Still, the results fell short of Wall Street expectations.
Earnings per diluted share were 21 cents, an increase from 16 cents per share reported a year ago. The average estimate of three analysts surveyed by Zacks Investment Research was for earnings of 23 cents per share.
“We are pleased to report solid earnings for the first quarter of the year," said Paul A. Perrault, Brookline CEO and chairman. "Despite external economic headwinds, our bankers continue to perform well and grow deposits."
The bank holding company posted revenue – interest income and noninterest income – of $153.7 milllion in the first quarter, down 1.1% from the $155.5 million in brought in the same period a year ago. But that was offset by a 5.2% decline in interest and noninterest expenses, from $134.9 million to $127.9 million year over year.
Brookline's earnings report did not break out the performance of Providence-based Bank Rhode Island. Last year, the financial holding company announced it would be merging with Berkshire Hills Bancorp Inc., the owner of Berkshire Bank. The transaction is expected to close by the end of the second half of 2025.
Brookline said its interest rate margin – a key metric that assesses what the company earns on interest charged on loans minus the interest it pays for deposits – improved to 3.22% in the first three months of 2025, compared with 3.12% in the fourth quarter and 3.06% in the first quarter of 2024.

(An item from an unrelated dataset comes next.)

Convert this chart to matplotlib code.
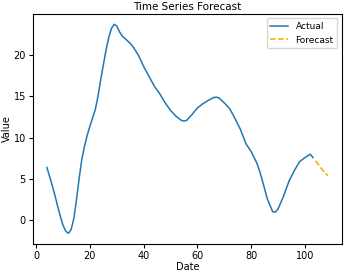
import matplotlib
matplotlib.use("Agg")
import matplotlib.pyplot as plt

# Actual series
dates = [4, 5, 6, 7, 8, 9, 10, 11, 12, 13, 14, 15, 16, 17, 18, 19, 20, 21, 22,
         23, 24, 25, 26, 27, 28, 29, 30, 31, 32, 33, 34, 35, 36, 38, 40, 42, 44,
         46, 48, 50, 52, 54, 55, 56, 58, 60, 62, 64, 66, 67, 68, 70, 72, 74, 76,
         78, 80, 82, 83, 84, 86, 88, 89, 90, 92, 94, 96, 98, 100, 102, 103]
values = [6.4, 5.3, 4.2, 3.0, 1.7, 0.5, -0.6, -1.3, -1.55, -1.1, 0.2, 2.5, 5.1,
          7.4, 9.0, 10.3, 11.4, 12.4, 13.4, 15.0, 17.0, 18.8, 20.6, 22.1, 23.2,
          23.7, 23.5, 22.8, 22.3, 22.0, 21.7, 21.4, 21.0, 20.0, 18.6, 17.4, 16.2,
          15.3, 14.2, 13.3, 12.6, 12.1, 12.0, 12.1, 12.8, 13.6, 14.1, 14.5, 14.85,
          14.9, 14.8, 14.2, 13.5, 12.3, 11.0, 9.3, 8.3, 7.0, 6.1, 5.0, 2.6, 1.05,
          1.0, 1.4, 2.9, 4.7, 6.0, 7.1, 7.6, 8.0, 7.6]

# Forecast series
fc_dates = [104, 106, 108.5]
fc_values = [7.2, 6.3, 5.4]

fig = plt.figure(figsize=(3.46, 2.72), dpi=100)
ax = fig.add_axes([0.095, 0.104, 0.893, 0.845])

ax.plot(dates, values, color='#1f77b4', lw=1.1, label='Actual')
ax.plot(fc_dates, fc_values, color='orange', lw=1.1, ls='--', label='Forecast')

ax.set_title('Time Series Forecast', fontsize=7.5, pad=3)
ax.set_xlabel('Date', fontsize=7, labelpad=1)
ax.set_ylabel('Value', fontsize=7, labelpad=1)
ax.tick_params(labelsize=7, length=3, pad=2)
ax.set_xticks([0, 20, 40, 60, 80, 100])
ax.set_yticks([0, 5, 10, 15, 20])
ax.legend(loc='upper right', fontsize=6.5)

fig.savefig('out.png', dpi=100)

Brookline increased the money it sets aside for bad loans, an indication of declining credit quality. The company made a provision of $6 million for the first quarter, up from $4.1 million in the fourth quarter of 2024. Brookline said the increase provision was largely because of signs of trouble for a single commercial borrower.
Meanwhile, Brookline's balance sheet showed that the size of its commercial real estate loan portfolio has shrunk to $5.65 billion, down from $5.76 billion a year ago. At the same time, the portfolio of commercial loans to support business operations has grown to $1.24 billion from $1.03 billion in the first quarter of 2024.
"The contraction in our loan portfolios is intentional as we reduce our commercial real estate exposure while increasing our participation in the [commercial and industrial] markets.”
The company's asset quality appeared to benefit quarter over quarter.
The ratio of nonperforming loans and leases – those for which payments are more than 90 days overdue – to total loans and leases was 0.65% as of March 31, a decrease from 0.71% on Dec. 31 but still higher than the 0.42% from March 31, 2024.
Total net charge-offs for the first quarter were $7.6 million, Brookline said, compared with $7.3 million in the previous quarter. The $7.6 million in net charge-offs was mostly the result of one large $7.1 million charge-off in commercial loans, the majority of which was previously reserved for, Brookline said.
Total deposits as of March 31 were $8.9 billion, up 2% from the $8.7 billion the year prior.
(Material from The Associated Press was used in this report.)